Chips from Intel and AMD are vulnerable to yet another Spectre-based speculative-execution attack. In response to the discovery, both companies have started rolling out mitigation measures to prevent the new attack called Retbleed.

What is the Retbleed?

  • Researchers from ETH Zurich have revealed that threat actors can exploit two new vulnerabilities, collectively called Retbleed, to obtain sensitive data and passwords from memory. 
  • These vulnerabilities are tracked as CVE-2022-29900 and CVE-2022-29901 and affect older chips from Intel and AMD - AMC Zen 1, Zen 1+, Zen 2, and Intel Core generation 6-8. 
  • This is the latest side-channel attack discovered in less than a month, following the disclosure of the Hertzbleed attack. 
  • The new attack circumvents the Retpolines defense system that was introduced in 2018 to prevent Spectre-Branch Target Injection (BTI) attacks.
  • Researchers explain that it is unlike its previous variants that are triggered by exploiting indirect jumps or calls. Retbleed exploits return instructions to undermine the Spectre-BTI defenses.

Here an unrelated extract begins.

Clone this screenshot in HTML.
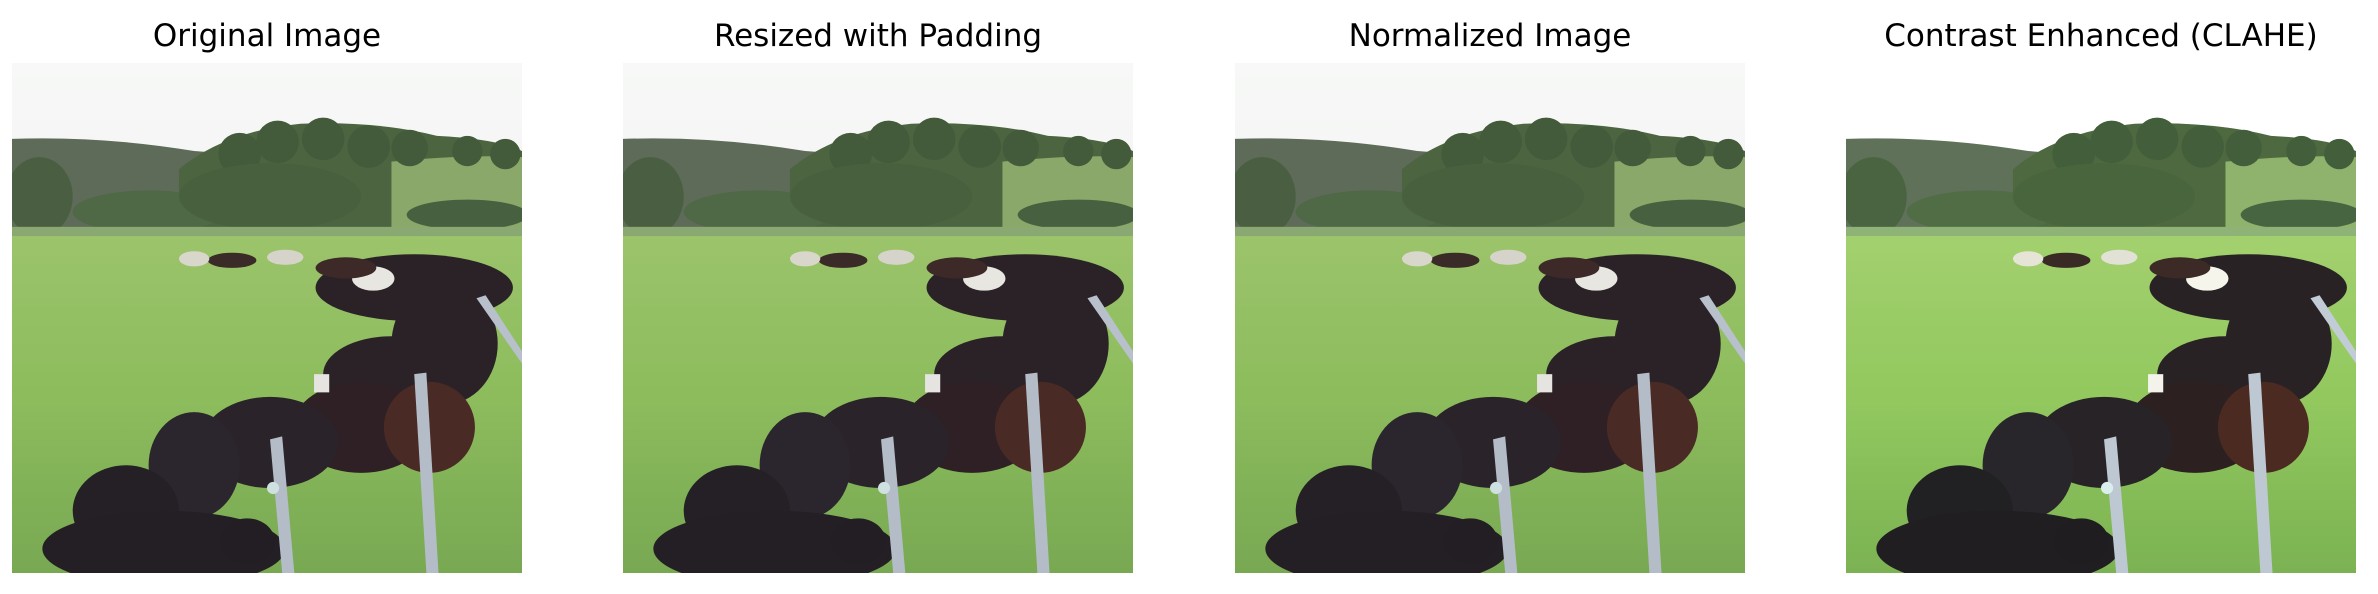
<!DOCTYPE html>
<html><head><meta charset="utf-8"><style>
body{margin:0;width:2378px;height:594px;background:#fff;overflow:hidden;position:relative;font-family:"DejaVu Sans","Liberation Sans",sans-serif}
.t{position:absolute;top:18px;width:510px;text-align:center;font-size:31px;color:#000;white-space:nowrap}
svg.p{position:absolute;top:63px;width:510px;height:510px}
</style></head><body>
<svg width="0" height="0" style="position:absolute">
<defs>
<linearGradient id="sky" x1="0" y1="0" x2="0" y2="1"><stop offset="0" stop-color="#f7f8f7"/><stop offset="1" stop-color="#e9ede9"/></linearGradient>
<linearGradient id="grass" x1="0" y1="0" x2="0" y2="1"><stop offset="0" stop-color="#9cc46c"/><stop offset="0.5" stop-color="#8cbc5c"/><stop offset="1" stop-color="#78a852"/></linearGradient>
<symbol id="scene" viewBox="0 0 336 336">
<rect width="336" height="336" fill="url(#sky)"/>
<path d="M0 50 Q60 48 120 58 L200 64 L200 110 L0 110Z" fill="#5e6b58"/>
<path d="M110 70 Q140 45 190 40 Q240 38 280 48 Q320 50 336 58 L336 112 L110 112Z" fill="#4d6440"/>
<path d="M250 65 Q300 60 336 62 L336 110 L250 110Z" fill="#8aa86a"/>
<g fill="#435a3b">
<circle cx="150" cy="60" r="14"/><circle cx="175" cy="52" r="14"/><circle cx="205" cy="50" r="14"/><circle cx="235" cy="55" r="14"/><circle cx="262" cy="56" r="12"/><circle cx="300" cy="58" r="10"/><circle cx="325" cy="60" r="10"/>
</g>
<ellipse cx="18" cy="88" rx="22" ry="26" fill="#4a5f42"/>
<ellipse cx="90" cy="98" rx="50" ry="14" fill="#4f6845"/>
<ellipse cx="170" cy="88" rx="60" ry="22" fill="#48603e"/>
<ellipse cx="300" cy="100" rx="40" ry="10" fill="#476040"/>
<rect x="0" y="108" width="336" height="228" fill="url(#grass)"/>
<rect x="0" y="108" width="336" height="6" fill="#8aa872"/>
<g fill="#2a2227">
<ellipse cx="145" cy="130" rx="16" ry="5" fill="#3a2a28"/>
<ellipse cx="120" cy="129" rx="10" ry="5" fill="#d9d6cc"/>
<ellipse cx="180" cy="128" rx="12" ry="5" fill="#d6d3ca"/>
<ellipse cx="265" cy="148" rx="65" ry="22"/>
<ellipse cx="285" cy="185" rx="35" ry="40"/>
<ellipse cx="238" cy="142" rx="14" ry="8" fill="#e8e6e0"/>
<ellipse cx="220" cy="135" rx="20" ry="7" fill="#3d2a28"/>
<ellipse cx="250" cy="205" rx="45" ry="25"/>
<ellipse cx="230" cy="240" rx="45" ry="30" fill="#2e2024"/>
<ellipse cx="275" cy="240" rx="30" ry="30" fill="#4a2a24"/>
<ellipse cx="170" cy="250" rx="45" ry="30" fill="#2a2329"/>
<ellipse cx="120" cy="265" rx="30" ry="35" fill="#2b262d"/>
<ellipse cx="75" cy="295" rx="35" ry="30" fill="#242026"/>
<ellipse cx="100" cy="320" rx="80" ry="25" fill="#241f25"/>
<ellipse cx="155" cy="315" rx="18" ry="15" fill="#231e23"/>
</g>
<rect x="199" y="205" width="10" height="12" fill="#e6e4e0"/>
<path d="M170 248 L178 246 L186 336 L178 336Z" fill="#b4bcc8"/>
<path d="M265 205 L273 204 L281 336 L273 336Z" fill="#b4bcc8"/>
<path d="M306 155 L312 153 L336 190 L336 198Z" fill="#b8c0cc"/>
<circle cx="172" cy="280" r="4" fill="#cfe0e0"/>
</symbol>
<filter id="clahe" color-interpolation-filters="sRGB"><feComponentTransfer><feFuncR type="linear" slope="1.08" intercept="-0.02"/><feFuncG type="linear" slope="1.08" intercept="-0.01"/><feFuncB type="linear" slope="1.08" intercept="-0.02"/></feComponentTransfer></filter>
</defs></svg>

<div class="t" style="left:12px">Original Image</div>
<div class="t" style="left:623px">Resized with Padding</div>
<div class="t" style="left:1235px">Normalized Image</div>
<div class="t" style="left:1846px">Contrast Enhanced (CLAHE)</div>

<svg class="p" style="left:12px" viewBox="0 0 336 336"><use href="#scene"/></svg>
<svg class="p" style="left:623px" viewBox="0 0 336 336"><use href="#scene"/></svg>
<svg class="p" style="left:1235px" viewBox="0 0 336 336"><use href="#scene"/></svg>
<svg class="p" style="left:1846px" viewBox="0 0 336 336"><use href="#scene" filter="url(#clahe)"/></svg>
</body></html>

A glance at Hertzbleed attack

  • Hertzbleed attack takes advantage of flaws (CVE-2022-24436 and CVE-2022-23823) in modern chips of Intel and AMD.
  • The attack can allow an attacker to extract cryptographic keys from remote servers by observing variations in CPU frequency enabled by Dynamic Voltage and Frequency Scaling (DVFS).
  • While Intel claimed that the weakness affects all of its processors, AMD revealed that Hertzbleed affects devices using Zen 2 and Zen 3 microarchitectures.
  • Currently, there is no patch available for the attack and companies have provided workarounds to protect the affected processors.

How to mitigate Retbleed?

Both Intel and AMD have responded with advisories. Patches for major Linux distributions are being prepared. Intel is working with the Linux community and Virtual Machine Manager (VMM) vendors to provide customers with software mitigation guidance. Likewise, AMD has recommended software suppliers consider taking additional steps to help guard against Spectre-like attacks. Additionally, it is advisable to update the operating systems, firmware, and microcode.